Yes photos is dumbed down, they even dumbed down iPhoto which is a really hard thing to do. While I am using both Win 10 preview and OSX in prerelease I cannot help but think that Microsoft is leading and Apple is following. It frustrates me that I can swipe and press tiles and not even have a keyboard, yet once I am in OSX I have to use the mouse and keyboard.

I have a choice soon, do I renew my Protools OSX and Ableton licences or do I sidegrade to their touch screen ready Windows counterparts? Right now I am considering the latter. At least I bought a Mac so I can run both but I womder just how long that will last before apple goes off into its own ARM Cortex territory.
 
yes, how the f%&k do I turn off iPhoto so it doesn't try and crash the party when I connect a drive and ask Bridge or Aperture to check out the talent? !
 
Image Capture. Attach your device the in the pop up tell it to do nothing or launch what you want.

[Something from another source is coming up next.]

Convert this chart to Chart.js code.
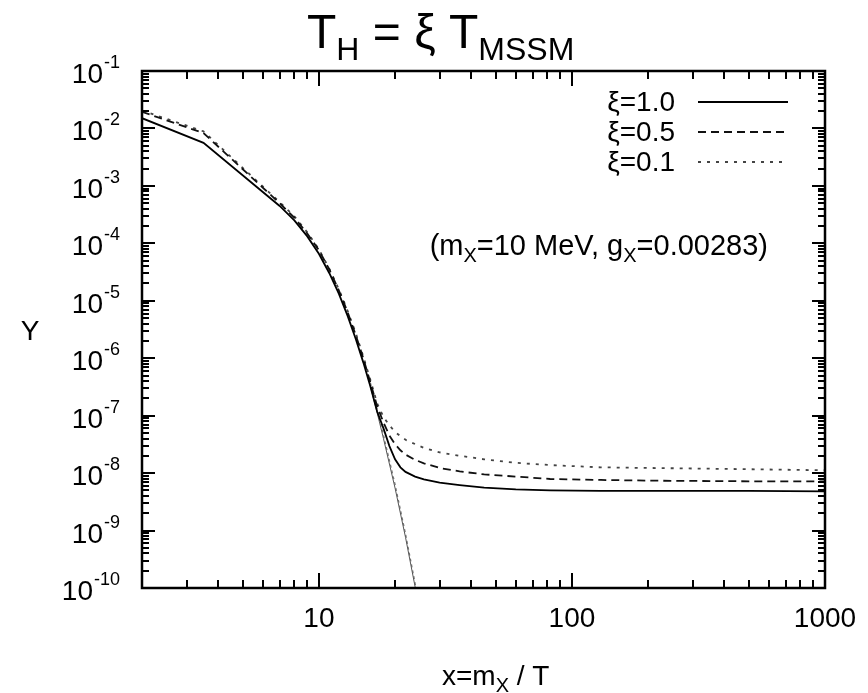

Apple are really confused with its photos at the moment, compounded by the suggestion that 'Photos app' will replace Aperture. Plus iPhot, Image Caputre, iTunes, icloud drive, Photo Stream and god knows what else.
 
thanks garyi, appreciated.

Yes, I am particularly f#$ked off about Apple's apparent decision to abandon development (evolution) of Aperture.

I am loving the impact that the fusion drive is having on this machine. In addition to the cleanup provided by cleanmymac2 (thanks TF!).